Evidence of chemical weapons attacks on civilian populations in Syria last week added a barbarous dimension to an already heart-wrenching humanitarian disaster that has been unfolding in Syria over the past two years. The Obama administration asserts that the loathsome Assad regime has crossed a “red line” set by the President of the United States. Such a breach, says Obama, justifies U.S. military intervention.
No one doubts that the perpetrators of such grotesque violence should be held accountable. Yet the United Nations–the legitimate investigatory entity in such international crises–is still evaluating the scope and responsibility for the attacks. More importantly, accountability should come from law, supported by the international community, not in the form of “punishment” meted out unilaterally by the United States in the form of a rain of missiles.

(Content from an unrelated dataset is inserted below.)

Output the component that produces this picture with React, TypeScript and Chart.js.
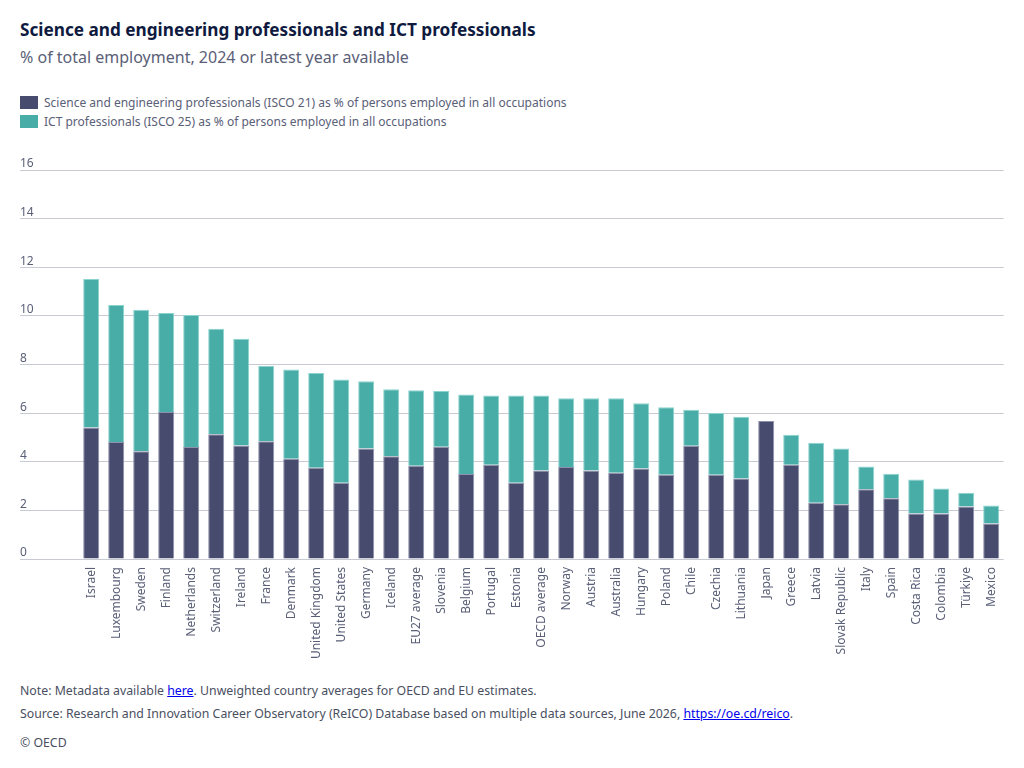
import React, { useEffect, useRef } from "react";
import { Chart, registerables } from "chart.js";

Chart.register(...registerables);

const TITLE = "Science and engineering professionals and ICT professionals";
const SUBTITLE = "% of total employment, 2024 or latest year available";

const countries = [
  "Israel", "Luxembourg", "Sweden", "Finland", "Netherlands", "Switzerland", "Ireland",
  "France", "Denmark", "United Kingdom", "United States", "Germany", "Iceland",
  "EU27 average", "Slovenia", "Belgium", "Portugal", "Estonia", "OECD average", "Norway",
  "Austria", "Australia", "Hungary", "Poland", "Chile", "Czechia", "Lithuania", "Japan",
  "Greece", "Latvia", "Slovak Republic", "Italy", "Spain", "Costa Rica", "Colombia",
  "Türkiye", "Mexico",
];

const scienceEng = [
  5.41, 4.81, 4.43, 6.05, 4.61, 5.13, 4.67, 4.84, 4.12, 3.75, 3.14, 4.54, 4.23,
  3.84, 4.62, 3.5, 3.88, 3.14, 3.64, 3.78, 3.64, 3.55, 3.72, 3.47, 4.66, 3.47,
  3.31, 5.68, 3.88, 2.31, 2.25, 2.87, 2.5, 1.87, 1.87, 2.16, 1.46,
];

const ict = [
  6.11, 5.64, 5.82, 4.07, 5.43, 4.34, 4.39, 3.11, 3.67, 3.9, 4.24, 2.77, 2.75,
  3.1, 2.29, 3.27, 2.85, 3.59, 3.09, 2.83, 2.97, 3.06, 2.69, 2.77, 1.48, 2.54,
  2.54, null, 1.23, 2.47, 2.29, 0.93, 1.01, 1.4, 1.03, 0.57, 0.74,
];

const seriesLabels = [
  "Science and engineering professionals (ISCO 21) as % of persons employed in all occupations",
  "ICT professionals (ISCO 25) as % of persons employed in all occupations",
];
const seriesColors = ["#474b6e", "#48aca7"];
const seriesBorders = ["#8e91ad", "#8ad4cf"];

const yMax = 16;
const yStep = 2;

const FONT = "'Noto Sans', sans-serif";

export default function App() {
  const canvasRef = useRef<HTMLCanvasElement | null>(null);

  useEffect(() => {
    const ctx = canvasRef.current;
    if (!ctx) return;
    const chart = new Chart(ctx, {
      type: "bar",
      data: {
        labels: countries,
        datasets: [
          {
            label: seriesLabels[0],
            data: scienceEng,
            backgroundColor: seriesColors[0],
            borderColor: seriesBorders[0],
            borderWidth: 1,
          },
          {
            label: seriesLabels[1],
            data: ict,
            backgroundColor: seriesColors[1],
            borderColor: seriesBorders[1],
            borderWidth: 1,
          },
        ],
      },
      options: {
        animation: false,
        responsive: false,
        maintainAspectRatio: false,
        layout: { padding: { left: 20, right: 20.3, top: 30, bottom: 0 } },
        datasets: { bar: { barPercentage: 0.64, categoryPercentage: 1 } },
        plugins: {
          legend: { display: false },
          tooltip: { enabled: false },
          title: { display: false },
        },
        scales: {
          x: {
            stacked: true,
            grid: { display: false, drawTicks: false },
            border: { display: false },
            ticks: {
              autoSkip: false,
              minRotation: 90,
              maxRotation: 90,
              padding: 8,
              color: "#5a6077",
              font: { family: FONT, size: 12 },
            },
            afterFit: (scale: any) => {
              scale.height = 105;
            },
          },
          y: {
            stacked: true,
            min: 0,
            max: yMax,
            grid: {
              color: "#c7c9d3",
              lineWidth: 1,
              drawTicks: true,
              tickLength: 58.7,
            },
            border: { display: false },
            ticks: {
              stepSize: yStep,
              crossAlign: "far",
              labelOffset: -6,
              padding: 0,
              color: "#5a6077",
              font: { family: FONT, size: 12 },
            },
            afterFit: (scale: any) => {
              scale.width = 58.7;
            },
          },
        },
      },
    });
    return () => chart.destroy();
  }, []);

  const noteStyle: React.CSSProperties = {
    position: "absolute",
    left: 20,
    fontSize: 12.3,
    color: "#4a4f5f",
    whiteSpace: "nowrap",
  };

  return (
    <div
      style={{
        position: "absolute",
        left: 0,
        top: 0,
        width: 1024,
        height: 768,
        background: "#ffffff",
        fontFamily: FONT,
      }}
    >
      <div
        style={{
          position: "absolute",
          left: 20,
          top: 18,
          fontSize: 17.2,
          fontWeight: 700,
          color: "#0f1a3f",
          whiteSpace: "nowrap",
        }}
      >
        {TITLE}
      </div>
      <div
        style={{
          position: "absolute",
          left: 20,
          top: 46,
          fontSize: 16,
          color: "#5a6077",
          whiteSpace: "nowrap",
        }}
      >
        {SUBTITLE}
      </div>
      <div style={{ position: "absolute", left: 20, top: 93 }}>
        {seriesLabels.map((lab, i) => (
          <div
            key={i}
            style={{ display: "flex", alignItems: "center", height: 19, whiteSpace: "nowrap" }}
          >
            <span
              style={{
                display: "inline-block",
                width: 18,
                height: 13,
                background: seriesColors[i],
                marginRight: 6,
              }}
            />
            <span style={{ fontSize: 12, color: "#5a6077" }}>{lab}</span>
          </div>
        ))}
      </div>
      <canvas
        ref={canvasRef}
        width={1024}
        height={524}
        style={{ position: "absolute", left: 0, top: 140, width: 1024, height: 524 }}
      />
      <div style={{ ...noteStyle, top: 682 }}>
        Note: Metadata available <a href="#" style={{ color: "#0000ee" }}>here</a>. Unweighted country averages for OECD and EU estimates.
      </div>
      <div style={{ ...noteStyle, top: 705 }}>
        Source: Research and Innovation Career Observatory (ReICO) Database based on multiple data sources, June 2026,{" "}
        <a href="#" style={{ color: "#0000ee" }}>https://oe.cd/reico</a>.
      </div>
      <div style={{ ...noteStyle, top: 734 }}>© OECD</div>
    </div>
  );
}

Many have raised important objections about the legality of the proposed act of war by the United States, under both U.S. constitutional requirements and international law. Others have warned about the foreign policy consequences of yet another U.S. intervention in this incredibly fraught region during a time of tinderbox tensions. Even setting those critical legal and geopolitical debates to one side, one manifest lesson from recent interventionist forays, even when justified on humanitarian grounds, is that U.S. militarism does not, in fact, advance human rights. The U.S. and Iraq are still reeling from a decade-long illegal war that sold to the American people as a quick military intervention and as a necessary response to displace a brutal dictator “who gassed his own people.”

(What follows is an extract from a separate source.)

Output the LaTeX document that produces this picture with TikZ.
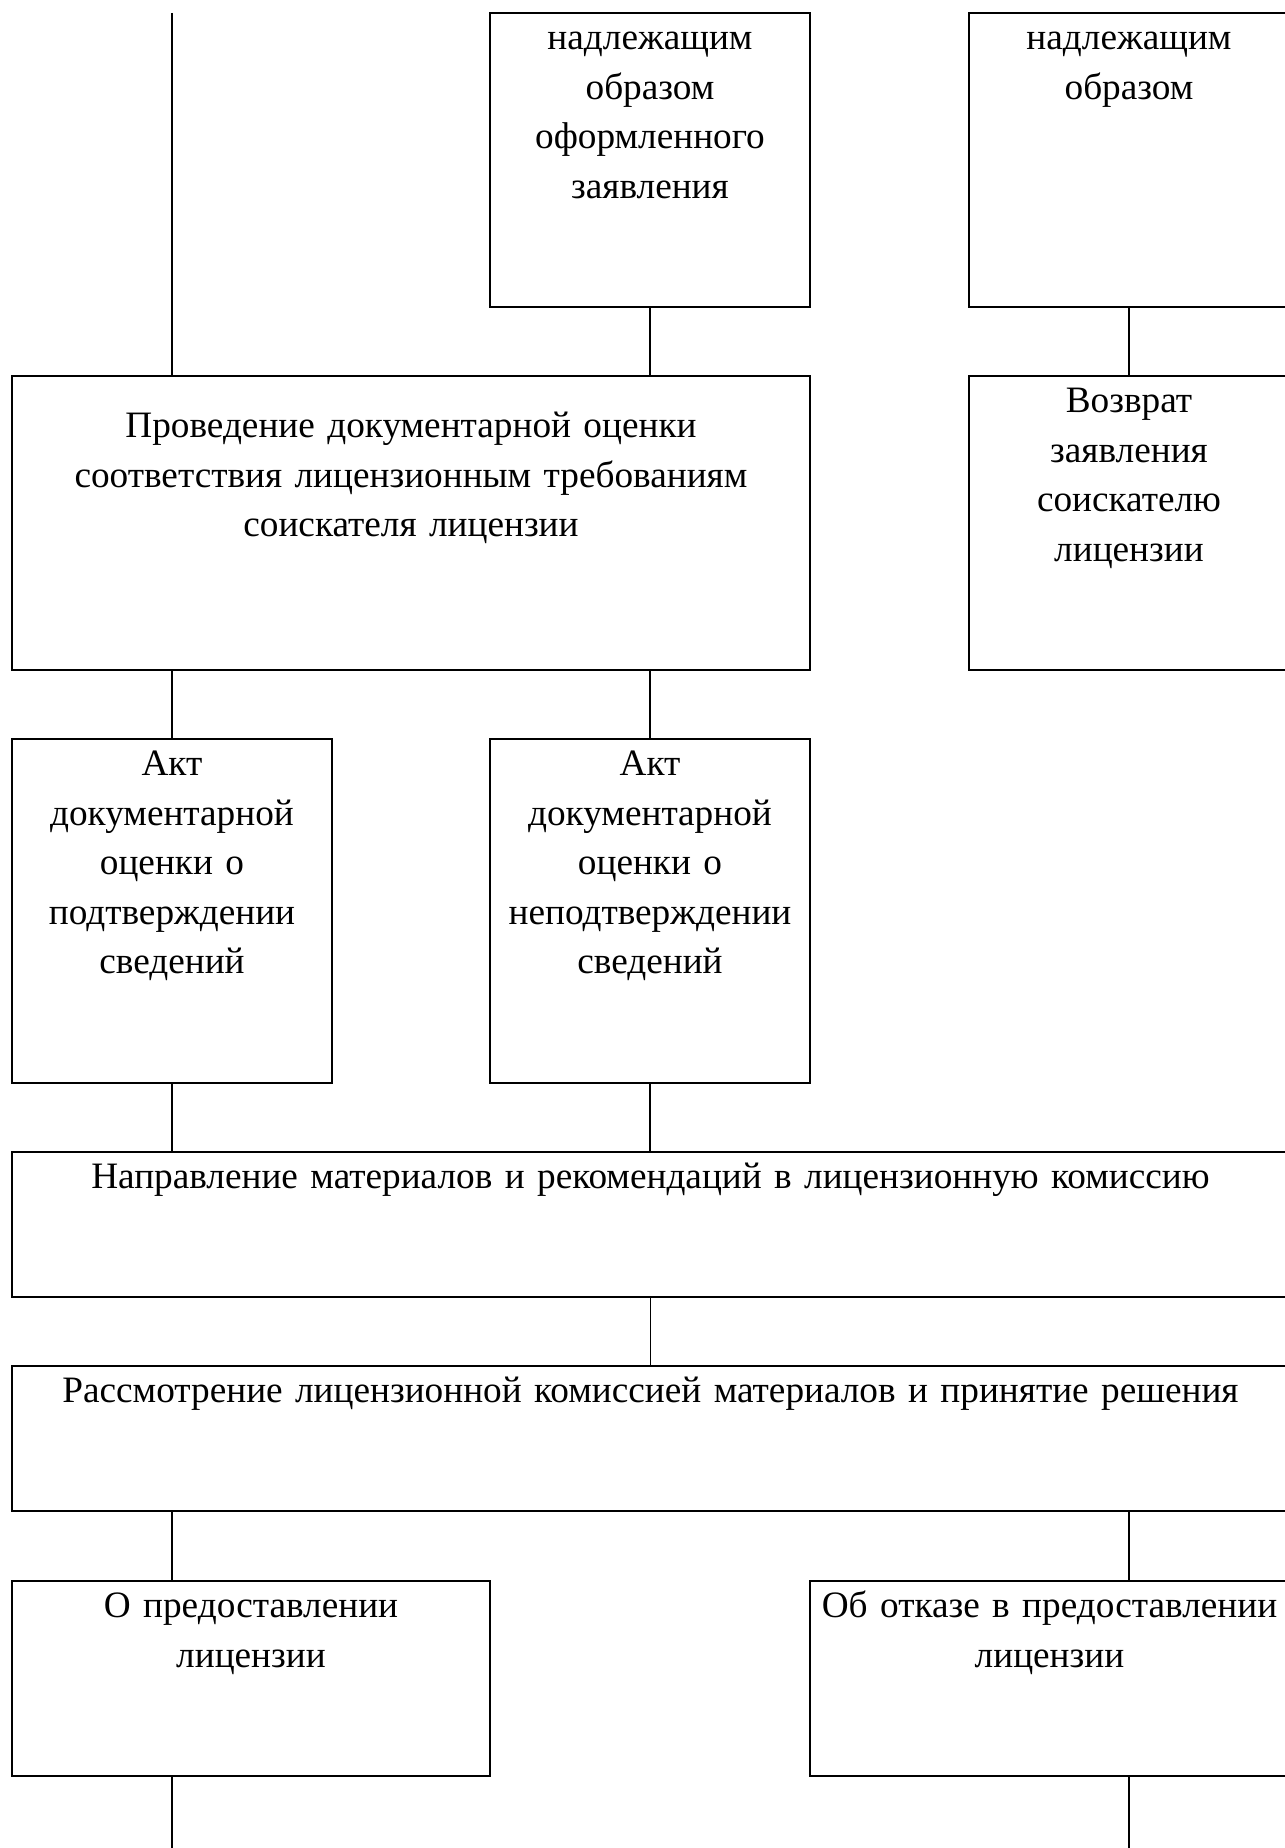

Hundreds of thousands, including many civilians and children, died as a result of that U.S.-initiated war. A decade later, Iraqis and U.S. soldiers are still suffering from the catastrophic aftermath of this war, including skyrocketing rates of birth defects and cancer from the U.S.’s own use of widely condemned weapons such as white phosphorous, napalm-class weapons and weapons containing depleted uranium. The United States should be accounting–financially and morally–for the devastation it has imposed, rather than readying to engage in additional belligerency.